MFCC

A package to compute Mel Frequency Cepstral Coefficients.

The essential routine is re-coded from Dan Ellis's rastamat package, and parameters are named similarly.

Please note that the feature-vector array consists of a vertical stacking of row-vector features. This is consistent with the sense of direction of, e.g., Base.cov(), but inconsistent with, e.g., DSP.spectrogram() or Clustering.kmeans().

mfcc() has many parameters, but most of these are set to defaults that should mimick HTK default parameter (not thoroughly tested).

Feature extraction main routine

mfcc(x::Vector, sr::FloatingPoint=16000.0; wintime=0.025, steptime=0.01, 
     numcep=13, lifterexp=-22, sumpower=false, preemph=0.97, 
     dither=false, minfreq=0.0, maxfreq=sr/2, nbands=20, bwidth=1.0, 
     dcttype=3, fbtype=:htkmel, usecmp=false, modelorder=0)

This is the main routine computing MFCCs. x should be a 1D vector of FloatingPoint samples of speech, sampled at a frequency of sr. Every steptime seconds, a frame of duration wintime is analysed. The log energy in a filterbank of nbands bins is computed, and a cepstral (discrete cosine transform) representaion is made, keeping only the first numcep coefficients (including log energy). The result is a tuple of three values:

• a matrix of numcep columns with for each speech frame a row of MFCC coefficients
• the power spectrum computed with DSP.spectrogram() from which the MFCCs are computed
• a dictionary containing information about the parameters used for extracting the features.

Feature warping, or short-time Gaussianization (Jason Pelecanos)

warp(x::Matrix, w=399)

This tansforms columns of x by short-time Gaussianization. Each value in the middle of w rows is replaced with its normal deviate (the quantile function of the normal distribution) based on its rank within the w values.
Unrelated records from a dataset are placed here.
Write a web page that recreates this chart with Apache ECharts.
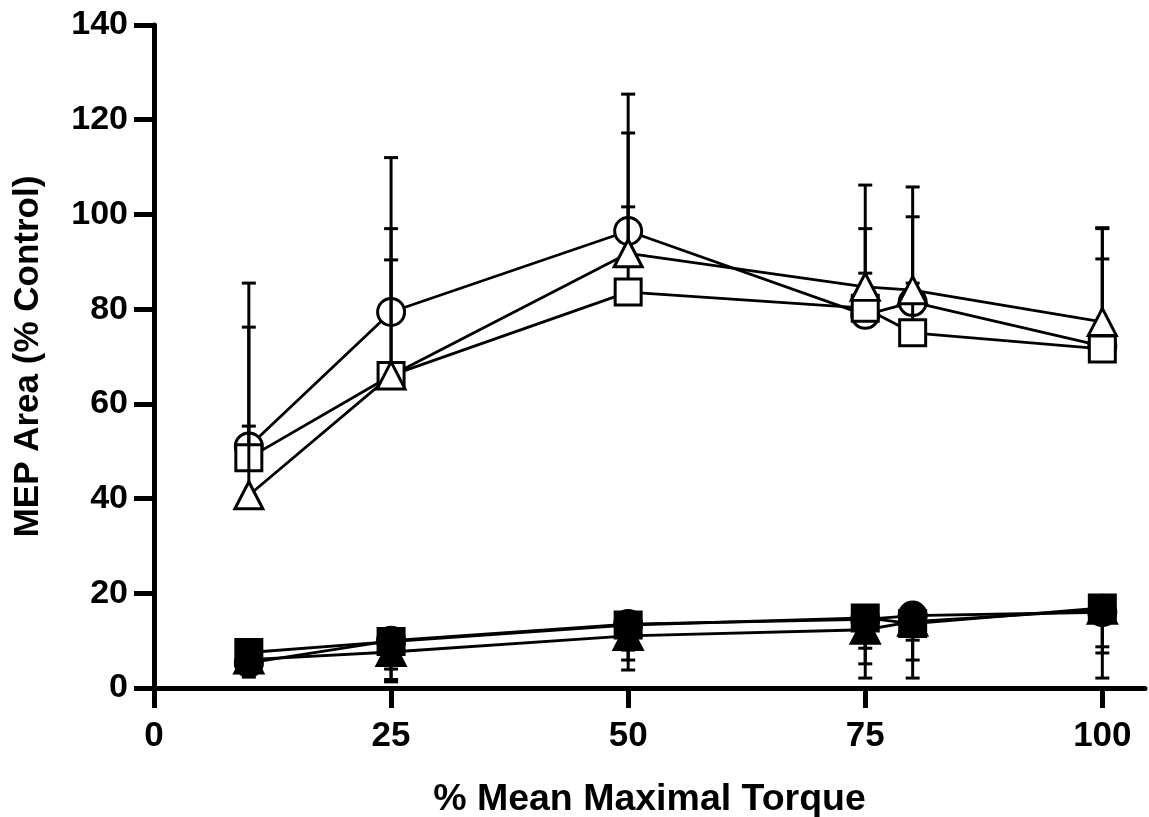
<!DOCTYPE html>
<html><head><meta charset="utf-8">
<script src="https://cdn.jsdelivr.net/npm/echarts@6/dist/echarts.min.js"></script>
<style>html,body{margin:0;padding:0;background:#fff}#c{width:1149px;height:817px}</style>
</head><body><div id="c"></div>
<script>
// % Mean Maximal Torque
const torque = [10, 25, 50, 75, 80, 100];
const xTicks = [0, 25, 50, 75, 100];
const yTicks = [0, 20, 40, 60, 80, 100, 120, 140];

// open symbols (upper error bars)
const openCircle      = [51.0, 79.4, 96.5, 78.8, 81.5, 72.2];
const openCircleUp    = [55.3, 90.4, 101.6, 87.6, 85.5, 90.6];
const openSquare      = [48.6, 66.0, 83.6, 80.2, 75.0, 71.6];
const openSquareUp    = [76.2, 97.0, 117.2, 97.0, 99.5, 97.0];
const openTriangle    = [40.7, 66.0, 91.8, 84.7, 84.0, 77.3];
const openTriangleUp  = [85.5, 112.0, 125.4, 106.2, 105.8, 97.2];

// filled symbols (lower error bars)
const fillCircle      = [5.3, 10.0, 13.5, 14.5, 15.3, 16.0];
const fillCircleLo    = [2.3, 4.0, 5.9, 5.1, 2.1, 2.1];
const fillSquare      = [7.5, 9.8, 13.3, 14.8, 13.6, 16.9];
const fillSquareLo    = [4.5, 1.8, 8.0, 8.4, 5.9, 8.7];
const fillTriangle    = [6.0, 7.6, 11.0, 12.3, 14.0, 16.5];
const fillTriangleLo  = [3.5, 1.3, 3.8, 2.1, 10.1, 7.4];

const groups = [
  {name:'Open circle',    symbol:'circle',   fill:'#fff', vals:openCircle,   bar:openCircleUp},
  {name:'Open square',    symbol:'rect',     fill:'#fff', vals:openSquare,   bar:openSquareUp},
  {name:'Open triangle',  symbol:'triangle', fill:'#fff', vals:openTriangle, bar:openTriangleUp},
  {name:'Filled circle',  symbol:'circle',   fill:'#000', vals:fillCircle,   bar:fillCircleLo},
  {name:'Filled square',  symbol:'rect',     fill:'#000', vals:fillSquare,   bar:fillSquareLo},
  {name:'Filled triangle',symbol:'triangle', fill:'#000', vals:fillTriangle, bar:fillTriangleLo}
];

const FONT = 'Liberation Sans, Arial, sans-serif';

function errRender(params, api) {
  const x = api.value(0), m = api.value(1), b = api.value(2);
  const p0 = api.coord([x, m]), p1 = api.coord([x, b]);
  const cw = 14, lw = 3;
  return {type:'group', children:[
    {type:'line', shape:{x1:p0[0], y1:p0[1], x2:p1[0], y2:p1[1]}, style:{stroke:'#000', lineWidth:lw}},
    {type:'line', shape:{x1:p1[0]-cw/2, y1:p1[1], x2:p1[0]+cw/2, y2:p1[1]}, style:{stroke:'#000', lineWidth:lw}}
  ]};
}

const series = [];
groups.forEach((g, i) => {
  series.push({
    name: g.name, type:'line', z: 2, silent:true, animation:false,
    symbol:'none', data: torque.map((x, k) => [x, g.vals[k]]),
    lineStyle:{color:'#000', width:2.8}
  });
});
groups.forEach((g, i) => {
  series.push({
    name: g.name + ' err', type:'custom', z: 3 + 2*i, silent:true, animation:false, clip:false,
    renderItem: errRender, encode:{x:0, y:[1,2]},
    data: torque.map((x, k) => [x, g.vals[k], g.bar[k]])
  });
  series.push({
    name: g.name + ' mk', type:'scatter', z: 4 + 2*i, silent:true, animation:false,
    symbol: g.symbol, symbolSize: g.symbol === 'triangle' ? [28, 27] : (g.symbol === 'rect' ? 26 : 27),
    itemStyle:{color:g.fill, borderColor:'#000', borderWidth:3, opacity:1},
    data: torque.map((x, k) => [x, g.vals[k]])
  });
});

const chart = echarts.init(document.getElementById('c'), null, {renderer:'canvas'});
chart.setOption({
  backgroundColor:'#fff',
  animation:false,
  grid:{left:154, right:4, top:25, bottom:129, containLabel:false, outerBoundsMode:'none'},
  xAxis:{
    type:'value', min:0, max:104.5, interval:25,
    name:'% Mean Maximal Torque', nameLocation:'middle', nameGap:93, nameMoveOverlap:false,
    nameTextStyle:{fontFamily:FONT, fontWeight:'bold', fontSize:37.5, color:'#000'},
    axisLine:{show:true, onZero:false, lineStyle:{color:'#000', width:5}},
    axisTick:{show:true, inside:false, length:20, lineStyle:{color:'#000', width:5}, customValues:xTicks},
    axisLabel:{show:true, margin:31, fontFamily:FONT, fontWeight:'bold', fontSize:35, color:'#000', customValues:xTicks},
    splitLine:{show:false}
  },
  yAxis:{
    type:'value', min:0, max:140, interval:20,
    name:'MEP Area (% Control)', nameLocation:'middle', nameGap:108, nameRotate:90, nameMoveOverlap:false,
    nameTextStyle:{fontFamily:FONT, fontWeight:'bold', fontSize:35, color:'#000'},
    axisLine:{show:true, onZero:false, lineStyle:{color:'#000', width:5}},
    axisTick:{show:true, inside:false, length:20, lineStyle:{color:'#000', width:5}, customValues:yTicks},
    axisLabel:{show:true, margin:26, fontFamily:FONT, fontWeight:'bold', fontSize:34, color:'#000', customValues:yTicks},
    splitLine:{show:false}
  },
  series: series
});
</script>
</body></html>
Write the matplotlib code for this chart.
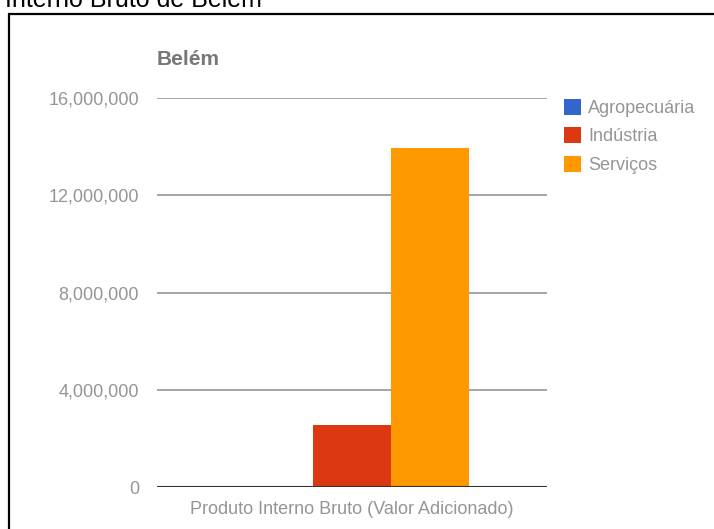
import matplotlib.pyplot as plt
from matplotlib.patches import Rectangle

# data (valor adicionado, Belém)
categories = ["Produto Interno Bruto (Valor Adicionado)"]
series = ["Agropecuária", "Indústria", "Serviços"]
values = [20000, 2550000, 13950000]
colors = ["#3366cc", "#dc3912", "#ff9900"]
yticks = [0, 4000000, 8000000, 12000000, 16000000]

W, H = 714, 529
fig = plt.figure(figsize=(W / 100, H / 100), dpi=100)
plt.rcParams['font.family'] = ['Liberation Sans', 'DejaVu Sans']

# header text cut off at the top, and the frame box
fig.text(262 / W, 1 - 7 / H, "Interno Bruto de Belém", ha="right", va="baseline",
         fontsize=18, color="black")
fig.patches.append(Rectangle((9 / W, -0.1), 1.2, 1 - 14 / H + 0.1,
                             transform=fig.transFigure, fill=False,
                             edgecolor="black", linewidth=1.6))

ax = fig.add_axes([157 / W, 1 - 487 / H, 390 / W, (487 - 98) / H])

width = 0.2
offsets = [-0.2, 0.0, 0.2]
for s, v, c, o in zip(series, values, colors, offsets):
    ax.bar(o, v, width=width * 0.99, color=c, label=s, zorder=3)

ax.set_xlim(-0.5, 0.5)
ax.set_ylim(0, 16000000)
ax.set_yticks(yticks)
ax.set_yticklabels([f"{t:,}" for t in yticks])
ax.set_xticks([0])
ax.set_xticklabels(categories)
ax.tick_params(axis="both", length=0, colors="#959595", labelsize=13)
ax.tick_params(axis="y", pad=13)
ax.tick_params(axis="x", pad=10)
ax.yaxis.grid(True, color="#8c8c8c", linewidth=1.1, zorder=0)
ax.axhline(0, color="#333333", linewidth=1.5, zorder=4)
for sp in ax.spines.values():
    sp.set_visible(False)

fig.text(157 / W, 1 - 65 / H, "Belém", fontsize=15, fontweight="bold",
         color="#777777", ha="left", va="baseline")

leg = fig.legend(loc="upper left", bbox_to_anchor=(564 / W, 1 - 99 / H),
                 frameon=False, borderpad=0, borderaxespad=0,
                 handlelength=0.95, handleheight=0.95, handletextpad=0.4,
                 labelspacing=0.58, fontsize=13)
for t in leg.get_texts():
    t.set_color("#959595")

fig.savefig("out.png", dpi=100)
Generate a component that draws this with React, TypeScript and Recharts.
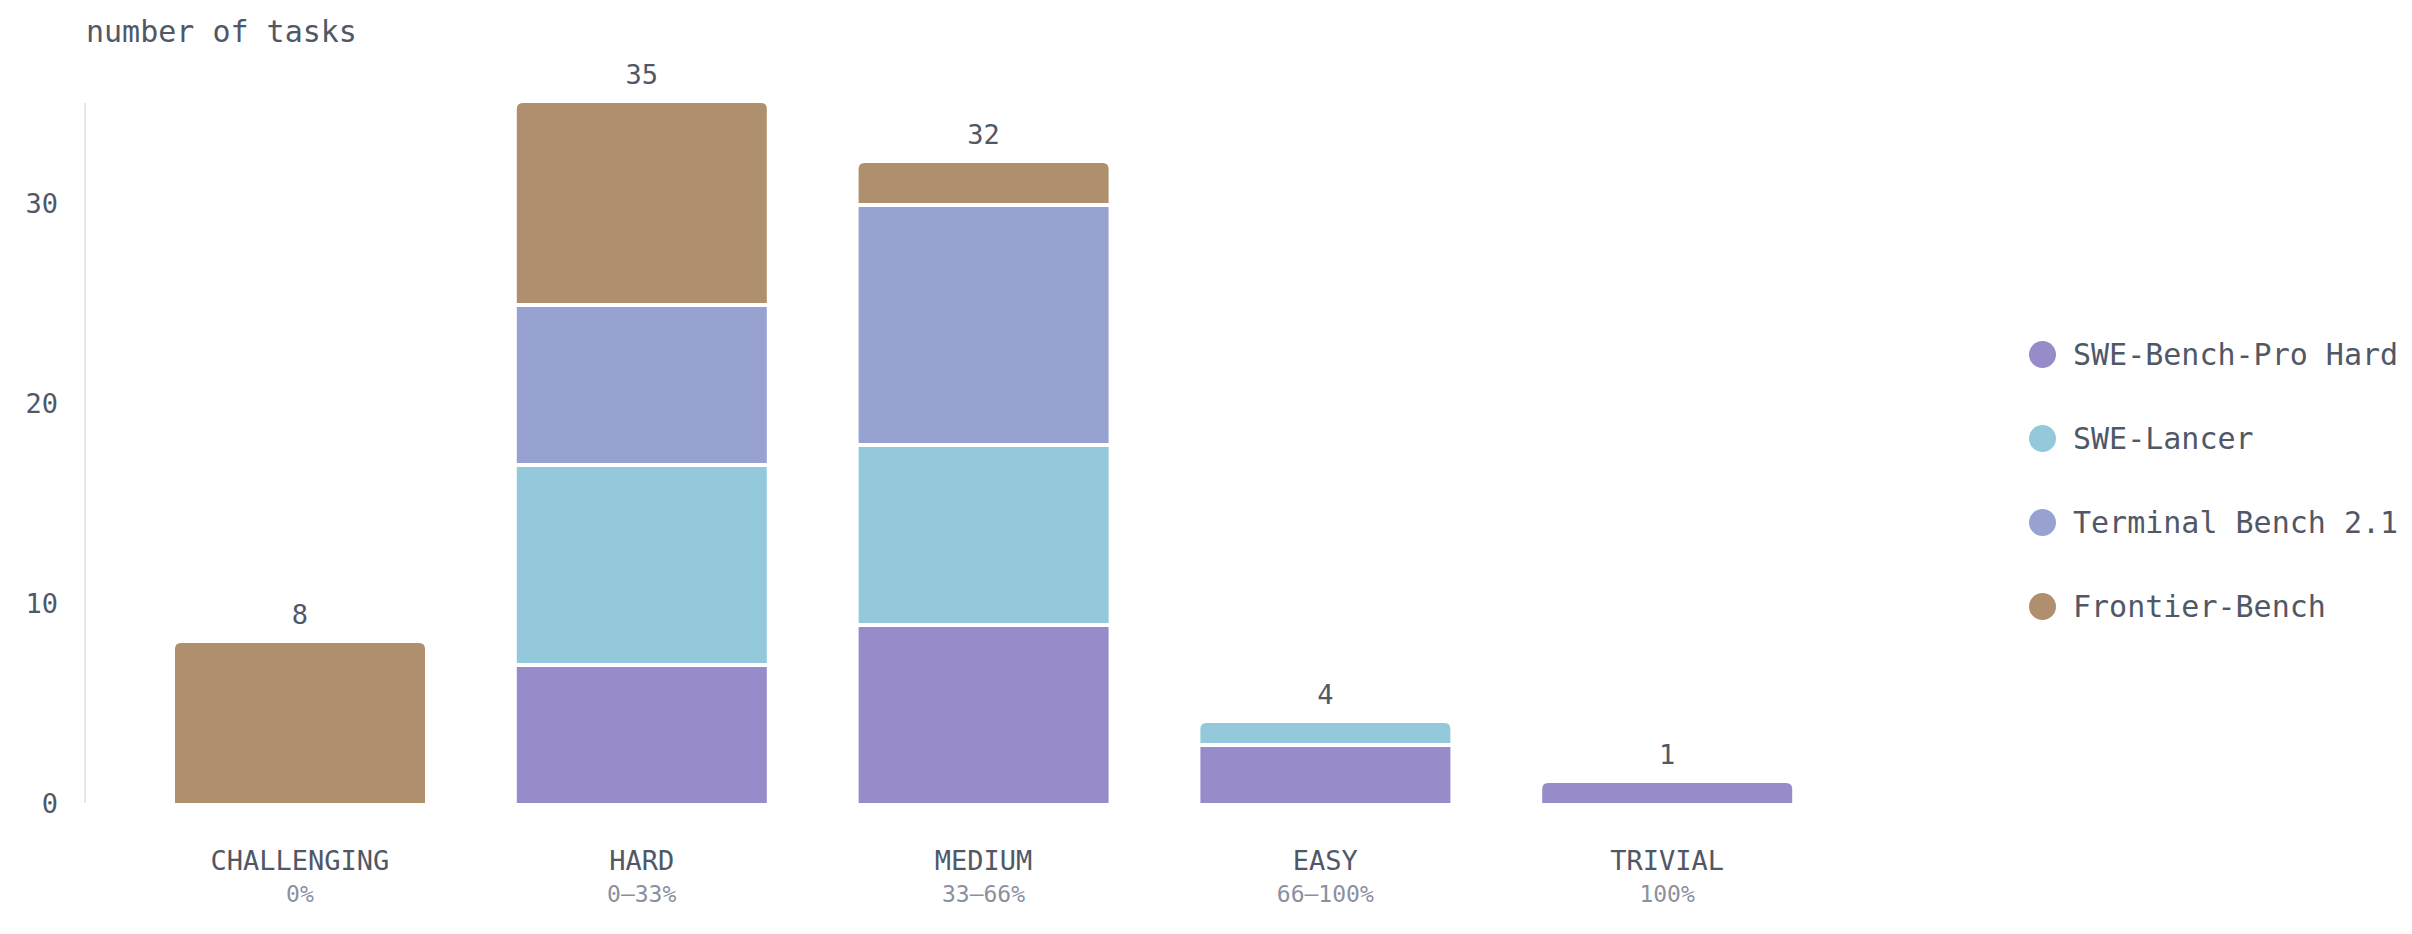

The result has the same dimensions as x, but the values are chosen from a discrete set of w normal deviates.

znorm(x::Matrix)
znorm!(x::Matrix)

This normalizes the data x on a column-by-column basis by an affine transformation, making the per-column mean 0 and variance 1.

Derivatives

Derivative of features, fitted over width consecutive frames:

deltas(x::Matrix, width::Int)

The derivatives are computed over columns individually, and before the derivatives are computed the data is padded with repeats of the first and last rows. The resulting matrix has the same size as x. deltas() can be applied multiple times in order to get higher order derivatives.

Shifted-Delta-Cepstra

SDCs are features used for spoken language recognition, derived from typically MFCCs

sdc(x::Matrix, n::Int=7, d::Int=1, p::Int=3, k::Int=7)

This function expands (MFCC) features in x by computing derivatives over 2d+1 consecutive frames for the first n colimns of x, stacking derivatives shifted over p frames k times. Before the calculation, zero adding is added so that the number of rosws of the resuls is the same as for x.